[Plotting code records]
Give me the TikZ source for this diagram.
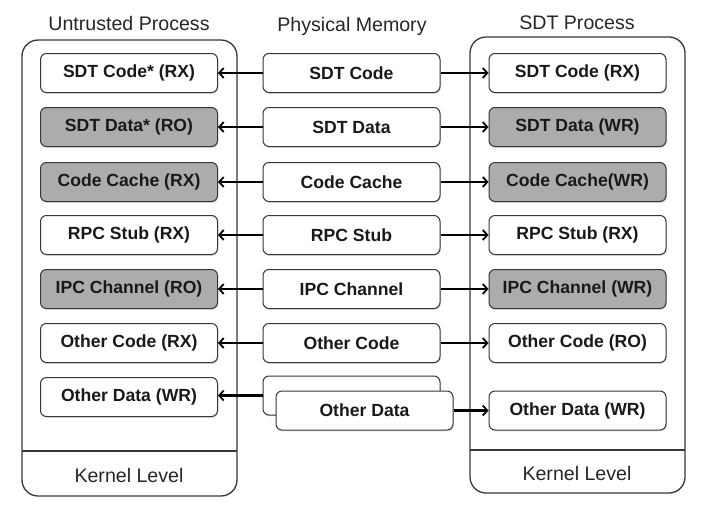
\documentclass[tikz,border=0pt]{standalone}
\usepackage{fontspec}
\setmainfont{Liberation Sans}
\usetikzlibrary{arrows.meta,shadows}
\definecolor{boxgray}{RGB}{172,172,172}
\definecolor{edgegray}{RGB}{55,55,55}
\tikzset{
  proc/.style={draw=edgegray, line width=1.3pt, rounded corners=16pt},
  membox/.style={draw=edgegray, line width=1pt, rounded corners=6pt, fill=white,
    minimum width=177pt, minimum height=39pt, inner sep=0pt,
    font=\fontsize{17.6}{20}\selectfont\bfseries, text=black!90,
    drop shadow={shadow xshift=0.8pt, shadow yshift=-1.4pt, opacity=0.25}},
  graybox/.style={membox, fill=boxgray},
  title/.style={font=\fontsize{19.6}{22}\selectfont, text=black!85, inner sep=0pt},
  arr/.style={draw=black, line width=2.1pt, -{Straight Barb[length=4.5pt,width=10pt,line width=1.8pt]}}
}
\begin{document}
\begin{tikzpicture}[x=1pt,y=-1pt]
\useasboundingbox (0,0) rectangle (720,509);
% containers
\draw[proc] (22,40) rectangle (237,496);
\draw[edgegray, line width=1.3pt] (22,451) -- (237,451);
\draw[proc] (470,37) rectangle (685,493);
\draw[edgegray, line width=1.3pt] (470,450) -- (685,450);
% titles
\node[title] (tL) at (129,23) {Untrusted Process};
\node[title] (tM) at (352,26) {Physical Memory};
\node[title] (tR) at (577,23) {SDT Process};
\node[title] (kL) at (129,475) {Kernel Level};
\node[title] (kR) at (577,473) {Kernel Level};
% left column
\node[membox]  (l1) at (129,73)  {SDT Code* (RX)};
\node[graybox] (l2) at (129,127) {SDT Data* (RO)};
\node[graybox] (l3) at (129,182) {Code Cache (RX)};
\node[membox]  (l4) at (129,235) {RPC Stub (RX)};
\node[graybox] (l5) at (129,289) {IPC Channel (RO)};
\node[membox]  (l6) at (129,343) {Other Code (RX)};
\node[membox]  (l7) at (129,397) {Other Data (WR)};
% middle column
\node[membox] (m1) at (351.5,73)  {SDT Code};
\node[membox] (m2) at (351.5,127) {SDT Data};
\node[membox] (m3) at (351.5,182) {Code Cache};
\node[membox] (m4) at (351.5,235) {RPC Stub};
\node[membox] (m5) at (351.5,289) {IPC Channel};
\node[membox] (m6) at (351.5,343) {Other Code};
\node[membox] (m7b) at (351.5,395.5) {};
\node[membox] (m7) at (364.5,410.5) {Other Data};
% right column
\node[membox]  (r1) at (577.5,73)  {SDT Code (RX)};
\node[graybox] (r2) at (577.5,127) {SDT Data (WR)};
\node[graybox] (r3) at (577.5,182) {Code Cache(WR)};
\node[membox]  (r4) at (577.5,235) {RPC Stub (RX)};
\node[graybox] (r5) at (577.5,289) {IPC Channel (WR)};
\node[membox]  (r6) at (577.5,343) {Other Code (RO)};
\node[membox]  (r7) at (577.5,410.5) {Other Data (WR)};
% arrows
\foreach \i in {1,...,6}{
  \draw[arr] (m\i.west) -- (l\i.east);
  \draw[arr] (m\i.east) -- (r\i.west);
}
\draw[arr] (m7b.west) -- (m7b.west -| l7.east);
\draw[arr] (m7.east) -- (r7.west);
\end{tikzpicture}
\end{document}
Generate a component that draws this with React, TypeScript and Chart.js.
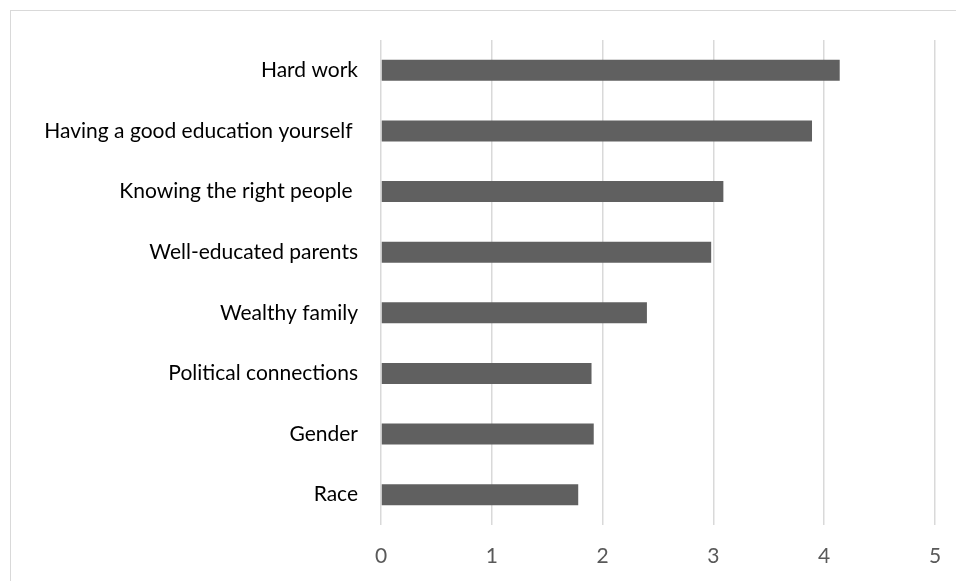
import React, { useEffect, useRef } from "react";
import { Chart, registerables } from "chart.js";

Chart.register(...registerables);

const categories = [
  "Hard work",
  "Having a good education yourself ",
  "Knowing the right people ",
  "Well-educated parents",
  "Wealthy family",
  "Political connections",
  "Gender",
  "Race",
];
const values = [4.14, 3.89, 3.09, 2.98, 2.4, 1.9, 1.92, 1.78];
const xTicks = [0, 1, 2, 3, 4, 5];

export default function App() {
  const ref = useRef<HTMLCanvasElement | null>(null);

  useEffect(() => {
    if (!ref.current) return;
    const font = "Lato, 'Open Sans', sans-serif";
    const chart = new Chart(ref.current, {
      type: "bar",
      data: {
        labels: categories,
        datasets: [
          {
            data: values,
            backgroundColor: "#606060",
            borderWidth: 0,
            categoryPercentage: 1,
            barPercentage: 0.345,
          },
        ],
      },
      options: {
        indexAxis: "y",
        animation: false,
        responsive: false,
        maintainAspectRatio: false,
        layout: { padding: { top: 40, right: 21, left: 0, bottom: 0 } },
        plugins: { legend: { display: false }, tooltip: { enabled: false } },
        scales: {
          x: {
            min: 0,
            max: 5,
            afterBuildTicks: (scale: any) => {
              scale.ticks = xTicks.map((v) => ({ value: v }));
            },
            afterFit: (scale: any) => {
              scale.height = 56;
              scale.paddingLeft = 0;
              scale.paddingRight = 0;
            },
            grid: { color: "#d9d9d9", lineWidth: 1.5, drawTicks: false },
            border: { display: false },
            ticks: {
              color: "#595959",
              padding: 19,
              maxRotation: 0,
              font: { family: font, size: 21 },
            },
          },
          y: {
            afterFit: (scale: any) => {
              scale.width = 381;
              scale.paddingTop = 0;
              scale.paddingBottom = 0;
            },
            grid: { display: false, drawTicks: false },
            border: { display: false },
            ticks: {
              color: "#000000",
              padding: 23,
              font: { family: font, size: 21 },
            },
          },
        },
      },
    });
    return () => chart.destroy();
  }, []);

  return (
    <div
      style={{
        position: "absolute",
        left: 0,
        top: 0,
        width: 956,
        height: 581,
        overflow: "hidden",
        background: "#ffffff",
      }}
    >
      <div
        style={{
          position: "absolute",
          left: 10,
          top: 10,
          width: 1000,
          height: 700,
          border: "1.5px solid #d9d9d9",
          boxSizing: "border-box",
        }}
      />
      <canvas
        ref={ref}
        width={956}
        height={581}
        style={{ position: "absolute", left: 0, top: 0, width: 956, height: 581 }}
      />
    </div>
  );
}
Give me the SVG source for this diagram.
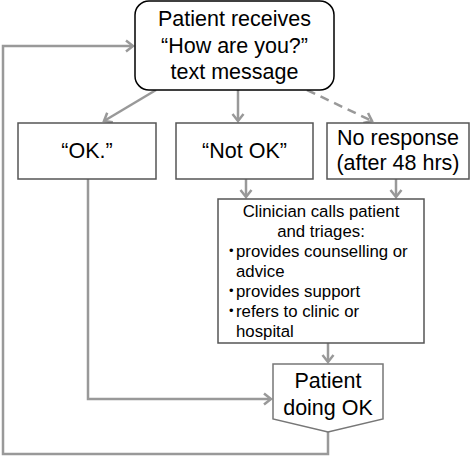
<svg xmlns="http://www.w3.org/2000/svg" width="472" height="456" viewBox="0 0 472 456">
<style>
.t{font-family:"Liberation Sans",Arial,sans-serif;fill:#000}
.big{font-size:21.5px}
.sm{font-size:16.8px}
.b{font-size:13px}
.c{fill:none;stroke:#999;stroke-width:2.5}
.box{fill:#fff;stroke:#555;stroke-width:1.5}
</style>
<defs>
<marker id="ah" markerUnits="userSpaceOnUse" markerWidth="20" markerHeight="20" refX="10" refY="10" orient="auto" overflow="visible">
<path d="M3,4.5 L10,10 L3,15.5" fill="none" stroke="#999" stroke-width="2.5"/>
</marker>
</defs>
<g id="connectors">
<path class="c" d="M328,432 V454 H3 V46 H133" marker-end="url(#ah)"/>
<path class="c" d="M156,90 L104,121" marker-end="url(#ah)"/>
<path class="c" d="M238,90 V121" marker-end="url(#ah)"/>
<path class="c" d="M307,90 L372,121" stroke-dasharray="9,6" marker-end="url(#ah)"/>
<path class="c" d="M246,179 V197" marker-end="url(#ah)"/>
<path class="c" d="M396,179 V197" marker-end="url(#ah)"/>
<path class="c" d="M328,343 V362" marker-end="url(#ah)"/>
<path class="c" d="M88,179 V399 H271" marker-end="url(#ah)"/>
</g>
<g id="start">
<rect x="135" y="1" width="199" height="89" rx="14" fill="#fff" stroke="#000" stroke-width="1.5"/>
<text class="t big" text-anchor="middle" x="234.5" y="26">Patient receives</text>
<text class="t big" text-anchor="middle" x="234.5" y="53">“How are you?”</text>
<text class="t big" text-anchor="middle" x="234.5" y="79">text message</text>
</g>
<g id="ok">
<rect class="box" x="18" y="123" width="138" height="56"/>
<text class="t big" text-anchor="middle" x="87" y="158">“OK.”</text>
</g>
<g id="notok">
<rect class="box" x="176" y="123" width="137" height="56"/>
<text class="t big" text-anchor="middle" x="244.5" y="158">“Not OK”</text>
</g>
<g id="noresponse">
<rect class="box" x="327" y="123" width="142" height="56"/>
<text class="t big" text-anchor="middle" x="398" y="145">No response</text>
<text class="t big" text-anchor="middle" x="398" y="170">(after 48 hrs)</text>
</g>
<g id="clinician">
<rect class="box" x="218" y="199" width="206" height="144"/>
<text class="t sm" text-anchor="middle" x="321" y="217">Clinician calls patient</text>
<text class="t sm" text-anchor="middle" x="321" y="237">and triages:</text>
<text class="t b" x="229" y="255">•</text>
<text class="t sm" x="236" y="257">provides counselling or</text>
<text class="t sm" x="236" y="277">advice</text>
<text class="t b" x="229" y="295">•</text>
<text class="t sm" x="236" y="297">provides support</text>
<text class="t b" x="229" y="315">•</text>
<text class="t sm" x="236" y="317">refers to clinic or</text>
<text class="t sm" x="236" y="337">hospital</text>
</g>
<g id="doingok">
<polygon points="273,364 383,364 383,419 328,432 273,419" fill="#fff" stroke="#777" stroke-width="1.5"/>
<text class="t big" text-anchor="middle" x="328" y="388">Patient</text>
<text class="t big" text-anchor="middle" x="328" y="415">doing OK</text>
</g>
</svg>
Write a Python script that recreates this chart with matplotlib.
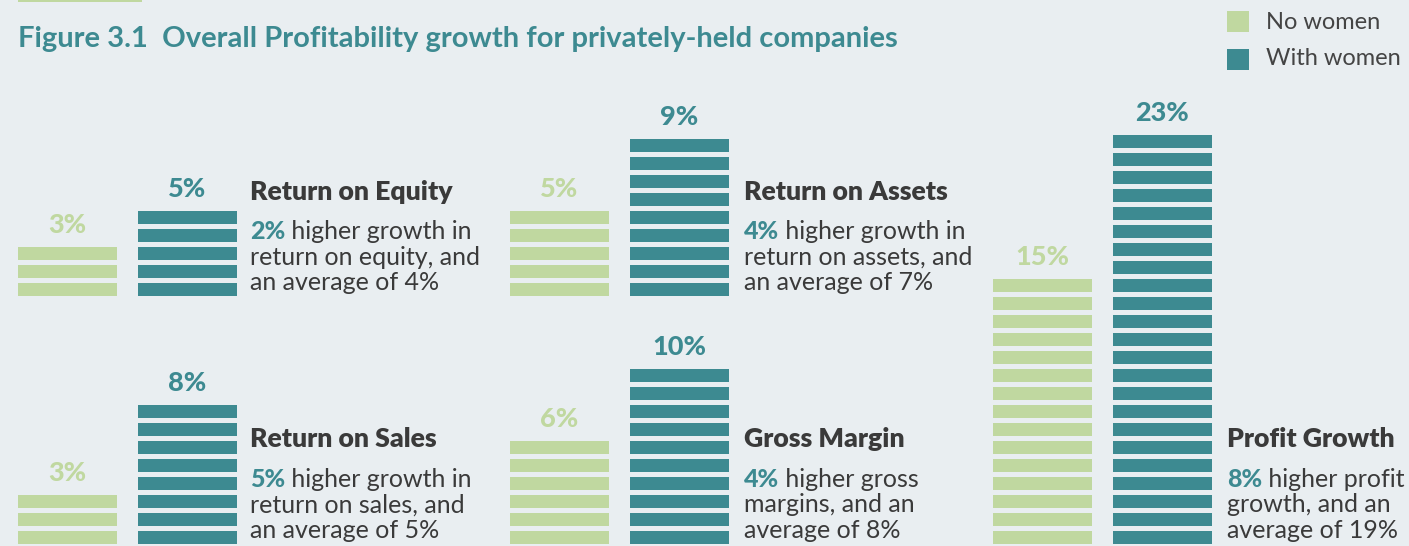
import matplotlib
matplotlib.use("Agg")
import matplotlib.pyplot as plt
from matplotlib.patches import Rectangle

# data
categories = ["Return on Equity", "Return on Assets", "Return on Sales", "Gross Margin", "Profit Growth"]
no_women = [3, 5, 3, 6, 15]
with_women = [5, 9, 8, 10, 23]
gap_text = ["2%", "4%", "5%", "4%", "8%"]
first_line = [" higher growth in", " higher growth in", " higher growth in", " higher gross", " higher profit"]
other_lines = [
    ["return on equity, and", "an average of 4%"],
    ["return on assets, and", "an average of 7%"],
    ["return on sales, and", "an average of 5%"],
    ["margins, and an", "average of 8%"],
    ["growth, and an", "average of 19%"],
]
legend_labels = ["No women", "With women"]

GREEN = "#c0d8a0"
TEAL = "#3d8a91"
BG = "#e9eef1"
DARK = "#3a3a3a"
FONT = "Lato"

W, H = 1409, 546
fig = plt.figure(figsize=(W / 100, H / 100), dpi=100, facecolor=BG)


def fx(x):
    return x / W


def fy(y):
    return 1 - y / H


# panel layout in pixels: (axes left, bar baseline, text x)
panels = [(7.5, 295.5, 250), (499.5, 295.5, 744), (7.5, 543.5, 250),
          (499.5, 543.5, 744), (982.5, 543.5, 1227)]
UNIT = 18.0   # px per percent step
SEG = 13.0 / UNIT
YMAX = 25
BODY = 18

for i, (left, base, tx) in enumerate(panels):
    ax = fig.add_axes([fx(left), fy(base), 240 / W, YMAX * UNIT / H])
    ax.set_xlim(-0.5, 1.5)
    ax.set_ylim(0, YMAX)
    ax.axis("off")
    ax.patch.set_alpha(0)
    for x, val, col in [(0, no_women[i], GREEN), (1, with_women[i], TEAL)]:
        ax.bar([x] * val, SEG, bottom=range(val), width=99 / 120, color=col, linewidth=0)
        ax.annotate(f"{val}%", xy=(x, val - 1 + SEG), xytext=(0, 10), textcoords="offset points",
                    ha="center", va="baseline", fontsize=19.5, fontweight="black",
                    color=col, family=FONT)

    # text block
    if base < 400:
        hb, b1 = 200, 239
    else:
        hb, b1 = 447, 487
    fig.text(fx(tx), fy(hb), categories[i], fontsize=19.2, fontweight="heavy",
             color=DARK, family=FONT, va="baseline")
    t = fig.text(fx(tx), fy(b1), gap_text[i], fontsize=BODY, fontweight="black",
                 color=TEAL, family=FONT, va="baseline")
    ax.annotate(first_line[i], xy=(1, 0), xycoords=t, fontsize=BODY, color=DARK,
                family=FONT, va="bottom", ha="left", annotation_clip=False)
    for k, line in enumerate(other_lines[i]):
        fig.text(fx(tx), fy(b1 + 25.5 * (k + 1)), line, fontsize=BODY, color=DARK,
                 family=FONT, va="baseline")

# title
fig.text(fx(18), fy(47), "Figure 3.1  Overall Profitability growth for privately-held companies",
         fontsize=21, fontweight="bold", color=TEAL, family=FONT, va="baseline")
fig.add_artist(Rectangle((fx(18), fy(2)), fx(124), 2 / H, transform=fig.transFigure,
                         color=GREEN, linewidth=0))

# legend
for j, (lab, col) in enumerate(zip(legend_labels, [GREEN, TEAL])):
    top = 11 + 38 * j
    fig.add_artist(Rectangle((fx(1227), fy(top + 21)), 22 / W, 21 / H,
                             transform=fig.transFigure, color=col, linewidth=0))
    fig.text(fx(1266), fy(29 + 36 * j), lab, fontsize=17, color="#444444",
             family=FONT, va="baseline")

fig.savefig("out.png", dpi=100, facecolor=BG)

# PROBLEM TO WORK ON
Both the line with "Write a Python" and the line with "color=col, family=FONT)" belong in the copy, along with every line between them; set them down exactly and skip the pictures.

# EXERCISE RESULT
Write a Python script that recreates this chart with matplotlib.
import matplotlib
matplotlib.use("Agg")
import matplotlib.pyplot as plt
from matplotlib.patches import Rectangle

# data
categories = ["Return on Equity", "Return on Assets", "Return on Sales", "Gross Margin", "Profit Growth"]
no_women = [3, 5, 3, 6, 15]
with_women = [5, 9, 8, 10, 23]
gap_text = ["2%", "4%", "5%", "4%", "8%"]
first_line = [" higher growth in", " higher growth in", " higher growth in", " higher gross", " higher profit"]
other_lines = [
    ["return on equity, and", "an average of 4%"],
    ["return on assets, and", "an average of 7%"],
    ["return on sales, and", "an average of 5%"],
    ["margins, and an", "average of 8%"],
    ["growth, and an", "average of 19%"],
]
legend_labels = ["No women", "With women"]

GREEN = "#c0d8a0"
TEAL = "#3d8a91"
BG = "#e9eef1"
DARK = "#3a3a3a"
FONT = "Lato"

W, H = 1409, 546
fig = plt.figure(figsize=(W / 100, H / 100), dpi=100, facecolor=BG)


def fx(x):
    return x / W


def fy(y):
    return 1 - y / H


# panel layout in pixels: (axes left, bar baseline, text x)
panels = [(7.5, 295.5, 250), (499.5, 295.5, 744), (7.5, 543.5, 250),
          (499.5, 543.5, 744), (982.5, 543.5, 1227)]
UNIT = 18.0   # px per percent step
SEG = 13.0 / UNIT
YMAX = 25
BODY = 18

for i, (left, base, tx) in enumerate(panels):
    ax = fig.add_axes([fx(left), fy(base), 240 / W, YMAX * UNIT / H])
    ax.set_xlim(-0.5, 1.5)
    ax.set_ylim(0, YMAX)
    ax.axis("off")
    ax.patch.set_alpha(0)
    for x, val, col in [(0, no_women[i], GREEN), (1, with_women[i], TEAL)]:
        ax.bar([x] * val, SEG, bottom=range(val), width=99 / 120, color=col, linewidth=0)
        ax.annotate(f"{val}%", xy=(x, val - 1 + SEG), xytext=(0, 10), textcoords="offset points",
                    ha="center", va="baseline", fontsize=19.5, fontweight="black",
                    color=col, family=FONT)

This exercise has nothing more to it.